Repeat every record below exactly, leaving out the pictures.
* Begin Given records *
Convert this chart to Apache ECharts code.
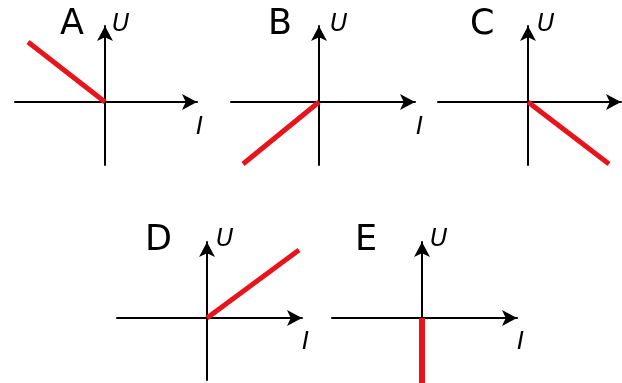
<!DOCTYPE html>
<html><head><meta charset="utf-8">
<script src="https://cdn.jsdelivr.net/npm/echarts@6/dist/echarts.min.js"></script>
<style>html,body{margin:0;padding:0;background:#fff}#c{width:622px;height:383px}</style>
</head><body><div id="c"></div>
<script>
// Panel letters
var panels = ['A', 'B', 'C', 'D', 'E'];
// Axis titles
var xNames = ['I', 'I', '', 'I', 'I'];
var yNames = ['U', 'U', 'U', 'U', 'U'];
// Axis ranges (arbitrary units) for each panel
var xMin = [-90, -88, -90, -90, -90];
var xMax = [92, 96, 93, 95, 95];
var yMin = [-63, -63, -63, -62, -65];
var yMax = [76, 76, 76, 76, 76];
// U-I characteristic segments
var lineA = [[-77, 60], [0, 0]];
var lineB = [[-76, -62], [0, 0]];
var lineC = [[0, 0], [81, -62]];
var lineD = [[0, 0], [92, 68]];
var lineE = [[0, 0], [0, -65]];
var lines = [lineA, lineB, lineC, lineD, lineE];

// layout: origin pixel of each panel, label positions
var origins = [[105, 102], [319, 102], [528, 102], [207, 318], [422, 318]];
var titlePos = [[60, 7], [268, 7], [470, 7], [145, 223], [355, 223]];
var uPos = [[112, 13], [330, 13], [537, 13], [216, 228], [430, 228]];
var iPos = [[196, 116], [416, 116], [0, 0], [302, 331], [517, 331]];

var FONT = 'DejaVu Sans';
var grids = [], xAxes = [], yAxes = [], series = [], titles = [];
var lblStyle = {fontFamily: FONT, fontStyle: 'italic', fontSize: 24, fontWeight: 'normal', color: '#000'};
for (var i = 0; i < 5; i++) {
  var o = origins[i];
  grids.push({left: o[0] + xMin[i], top: o[1] - yMax[i], width: xMax[i] - xMin[i], height: yMax[i] - yMin[i], containLabel: false});
  var axisLine = {show: true, onZero: true, symbol: ['none', 'arrow'], symbolSize: [12, 15],
    lineStyle: {color: '#000', width: 2}};
  xAxes.push({type: 'value', gridIndex: i, min: xMin[i], max: xMax[i], axisLine: axisLine,
    axisTick: {show: false}, axisLabel: {show: false}, splitLine: {show: false}});
  yAxes.push({type: 'value', gridIndex: i, min: yMin[i], max: yMax[i], axisLine: axisLine,
    axisTick: {show: false}, axisLabel: {show: false}, splitLine: {show: false}});
  series.push({type: 'line', xAxisIndex: i, yAxisIndex: i, data: lines[i], showSymbol: false, symbol: 'none',
    lineStyle: {color: '#e8141b', width: i === 4 ? 6 : 5, cap: 'butt'}, z: 5, animation: false});
  titles.push({text: panels[i], left: titlePos[i][0], top: titlePos[i][1], padding: 0,
    textStyle: {fontFamily: FONT, fontSize: 35, fontWeight: 'normal', color: '#000'}});
  titles.push({text: yNames[i], left: uPos[i][0], top: uPos[i][1], padding: 0, textStyle: lblStyle});
  if (xNames[i]) titles.push({text: xNames[i], left: iPos[i][0], top: iPos[i][1], padding: 0, textStyle: lblStyle});
}

var chart = echarts.init(document.getElementById('c'), null, {renderer: 'canvas'});
chart.setOption({animation: false, backgroundColor: '#fff', title: titles, grid: grids, xAxis: xAxes, yAxis: yAxes, series: series});
</script></body></html>
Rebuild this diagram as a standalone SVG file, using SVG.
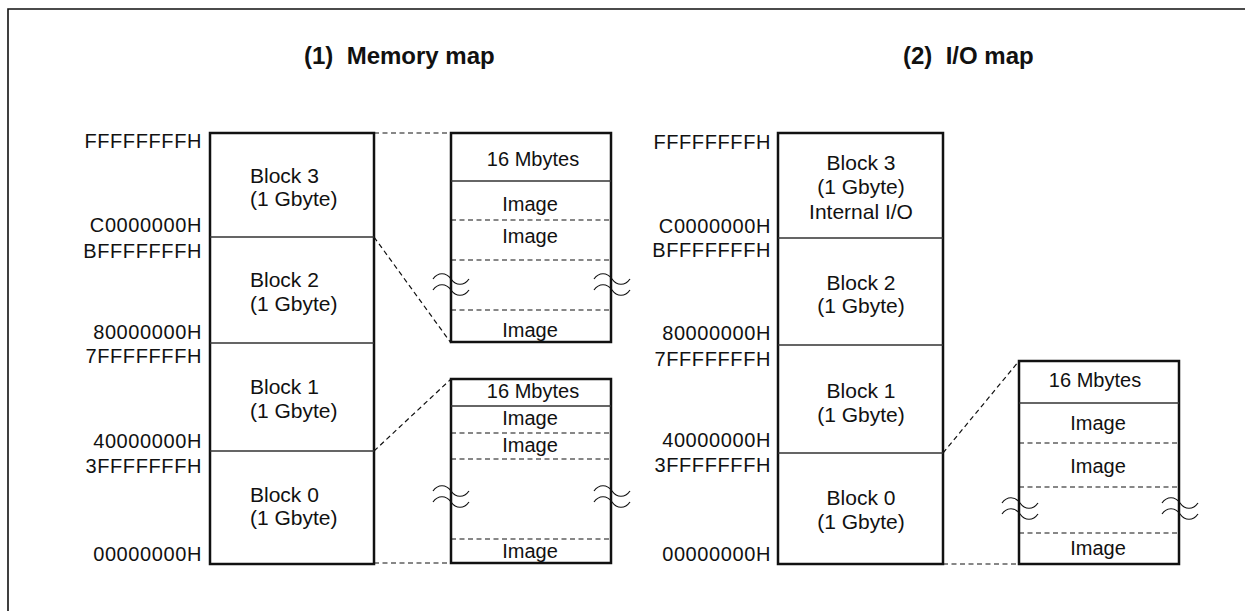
* End Given records *
### Exercise answer
Convert this chart to Apache ECharts code.
<!DOCTYPE html>
<html><head><meta charset="utf-8">
<script src="https://cdn.jsdelivr.net/npm/echarts@6/dist/echarts.min.js"></script>
<style>html,body{margin:0;padding:0;background:#fff}#c{width:622px;height:383px}</style>
</head><body><div id="c"></div>
<script>
// Panel letters
var panels = ['A', 'B', 'C', 'D', 'E'];
// Axis titles
var xNames = ['I', 'I', '', 'I', 'I'];
var yNames = ['U', 'U', 'U', 'U', 'U'];
// Axis ranges (arbitrary units) for each panel
var xMin = [-90, -88, -90, -90, -90];
var xMax = [92, 96, 93, 95, 95];
var yMin = [-63, -63, -63, -62, -65];
var yMax = [76, 76, 76, 76, 76];
// U-I characteristic segments
var lineA = [[-77, 60], [0, 0]];
var lineB = [[-76, -62], [0, 0]];
var lineC = [[0, 0], [81, -62]];
var lineD = [[0, 0], [92, 68]];
var lineE = [[0, 0], [0, -65]];
var lines = [lineA, lineB, lineC, lineD, lineE];

// layout: origin pixel of each panel, label positions
var origins = [[105, 102], [319, 102], [528, 102], [207, 318], [422, 318]];
var titlePos = [[60, 7], [268, 7], [470, 7], [145, 223], [355, 223]];
var uPos = [[112, 13], [330, 13], [537, 13], [216, 228], [430, 228]];
var iPos = [[196, 116], [416, 116], [0, 0], [302, 331], [517, 331]];

var FONT = 'DejaVu Sans';
var grids = [], xAxes = [], yAxes = [], series = [], titles = [];
var lblStyle = {fontFamily: FONT, fontStyle: 'italic', fontSize: 24, fontWeight: 'normal', color: '#000'};
for (var i = 0; i < 5; i++) {
  var o = origins[i];
  grids.push({left: o[0] + xMin[i], top: o[1] - yMax[i], width: xMax[i] - xMin[i], height: yMax[i] - yMin[i], containLabel: false});
  var axisLine = {show: true, onZero: true, symbol: ['none', 'arrow'], symbolSize: [12, 15],
    lineStyle: {color: '#000', width: 2}};
  xAxes.push({type: 'value', gridIndex: i, min: xMin[i], max: xMax[i], axisLine: axisLine,
    axisTick: {show: false}, axisLabel: {show: false}, splitLine: {show: false}});
  yAxes.push({type: 'value', gridIndex: i, min: yMin[i], max: yMax[i], axisLine: axisLine,
    axisTick: {show: false}, axisLabel: {show: false}, splitLine: {show: false}});
  series.push({type: 'line', xAxisIndex: i, yAxisIndex: i, data: lines[i], showSymbol: false, symbol: 'none',
    lineStyle: {color: '#e8141b', width: i === 4 ? 6 : 5, cap: 'butt'}, z: 5, animation: false});
  titles.push({text: panels[i], left: titlePos[i][0], top: titlePos[i][1], padding: 0,
    textStyle: {fontFamily: FONT, fontSize: 35, fontWeight: 'normal', color: '#000'}});
  titles.push({text: yNames[i], left: uPos[i][0], top: uPos[i][1], padding: 0, textStyle: lblStyle});
  if (xNames[i]) titles.push({text: xNames[i], left: iPos[i][0], top: iPos[i][1], padding: 0, textStyle: lblStyle});
}

var chart = echarts.init(document.getElementById('c'), null, {renderer: 'canvas'});
chart.setOption({animation: false, backgroundColor: '#fff', title: titles, grid: grids, xAxis: xAxes, yAxis: yAxes, series: series});
</script></body></html>
Rebuild this diagram as a standalone SVG file, using SVG.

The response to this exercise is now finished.